_Requirements_
Search the material for the string "this" and copy each line where it occurs.

_Data records_
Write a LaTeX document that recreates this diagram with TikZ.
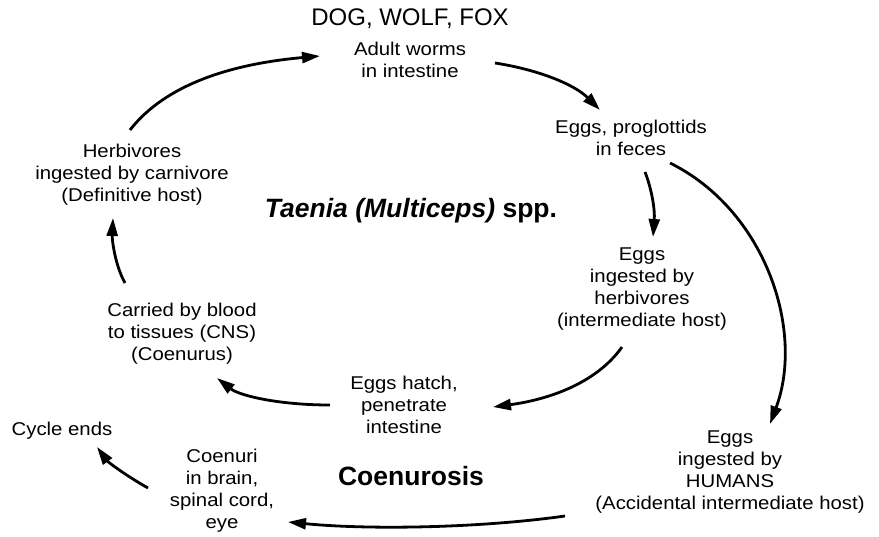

==

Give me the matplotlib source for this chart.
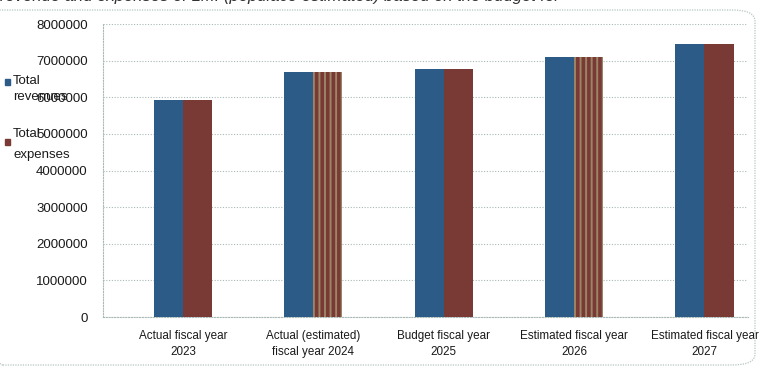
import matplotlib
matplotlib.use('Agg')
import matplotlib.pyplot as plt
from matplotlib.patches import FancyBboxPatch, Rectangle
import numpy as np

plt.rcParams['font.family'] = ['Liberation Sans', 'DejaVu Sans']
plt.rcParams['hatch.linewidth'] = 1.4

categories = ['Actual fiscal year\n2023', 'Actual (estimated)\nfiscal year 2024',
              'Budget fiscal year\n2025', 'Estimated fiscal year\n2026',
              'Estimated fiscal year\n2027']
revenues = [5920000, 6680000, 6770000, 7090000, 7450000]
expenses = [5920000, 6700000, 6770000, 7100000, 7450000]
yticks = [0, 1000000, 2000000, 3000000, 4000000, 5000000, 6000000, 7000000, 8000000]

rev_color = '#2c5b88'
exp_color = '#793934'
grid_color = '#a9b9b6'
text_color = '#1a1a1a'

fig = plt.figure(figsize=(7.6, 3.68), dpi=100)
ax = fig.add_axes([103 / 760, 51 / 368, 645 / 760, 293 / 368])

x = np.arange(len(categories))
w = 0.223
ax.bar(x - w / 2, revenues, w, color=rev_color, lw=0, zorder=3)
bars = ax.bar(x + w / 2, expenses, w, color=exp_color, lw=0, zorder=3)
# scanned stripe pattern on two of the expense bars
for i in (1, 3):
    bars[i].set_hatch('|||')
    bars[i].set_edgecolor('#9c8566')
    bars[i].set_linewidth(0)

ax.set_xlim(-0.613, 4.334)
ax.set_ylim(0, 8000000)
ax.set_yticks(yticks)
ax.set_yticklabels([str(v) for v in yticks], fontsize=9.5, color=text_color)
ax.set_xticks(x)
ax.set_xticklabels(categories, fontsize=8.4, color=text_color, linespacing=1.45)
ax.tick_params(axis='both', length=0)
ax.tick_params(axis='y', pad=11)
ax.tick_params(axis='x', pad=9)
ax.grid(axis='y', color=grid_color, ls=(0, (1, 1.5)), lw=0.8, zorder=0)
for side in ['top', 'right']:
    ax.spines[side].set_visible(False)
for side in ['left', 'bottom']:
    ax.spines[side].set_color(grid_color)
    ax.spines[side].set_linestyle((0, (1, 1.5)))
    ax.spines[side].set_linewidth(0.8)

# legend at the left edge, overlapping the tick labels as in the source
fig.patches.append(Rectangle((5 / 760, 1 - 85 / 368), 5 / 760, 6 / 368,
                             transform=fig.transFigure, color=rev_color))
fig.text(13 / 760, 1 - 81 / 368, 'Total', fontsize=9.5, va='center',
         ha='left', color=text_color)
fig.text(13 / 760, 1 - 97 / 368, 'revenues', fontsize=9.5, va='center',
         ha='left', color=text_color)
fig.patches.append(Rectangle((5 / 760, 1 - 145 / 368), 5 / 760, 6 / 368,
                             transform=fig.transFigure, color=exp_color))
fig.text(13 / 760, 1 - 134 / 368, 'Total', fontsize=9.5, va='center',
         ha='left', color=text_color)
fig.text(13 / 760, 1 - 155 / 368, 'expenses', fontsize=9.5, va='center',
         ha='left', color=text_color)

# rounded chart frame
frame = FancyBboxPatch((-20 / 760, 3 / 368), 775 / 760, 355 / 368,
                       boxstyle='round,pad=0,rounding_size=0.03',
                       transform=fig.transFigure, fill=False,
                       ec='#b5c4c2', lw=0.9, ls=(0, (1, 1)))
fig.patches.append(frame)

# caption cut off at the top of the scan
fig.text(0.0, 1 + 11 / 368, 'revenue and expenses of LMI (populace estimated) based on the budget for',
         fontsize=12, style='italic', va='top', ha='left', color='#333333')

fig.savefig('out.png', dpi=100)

...

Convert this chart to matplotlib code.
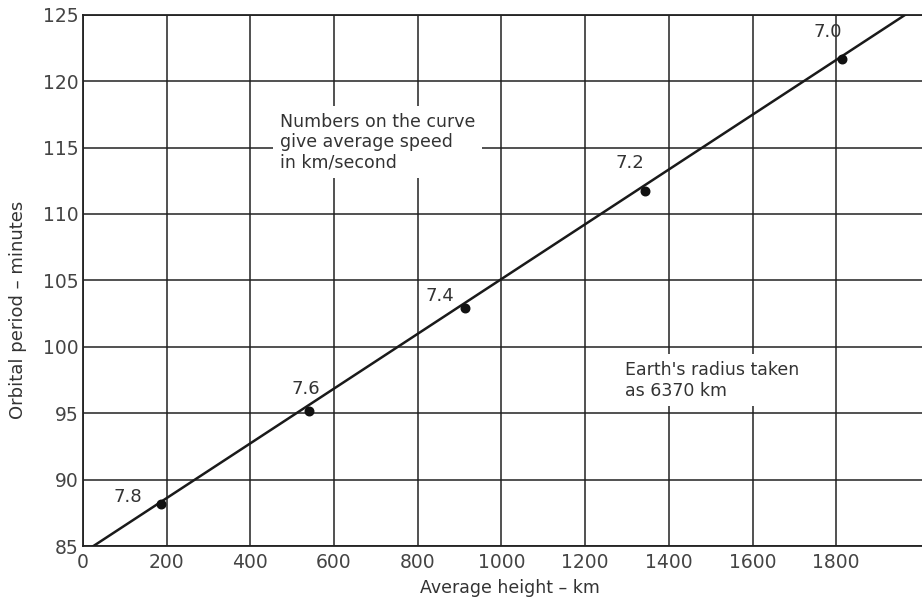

_In response_
Write a LaTeX document that recreates this diagram with TikZ.
Give me the matplotlib source for this chart.
Convert this chart to matplotlib code.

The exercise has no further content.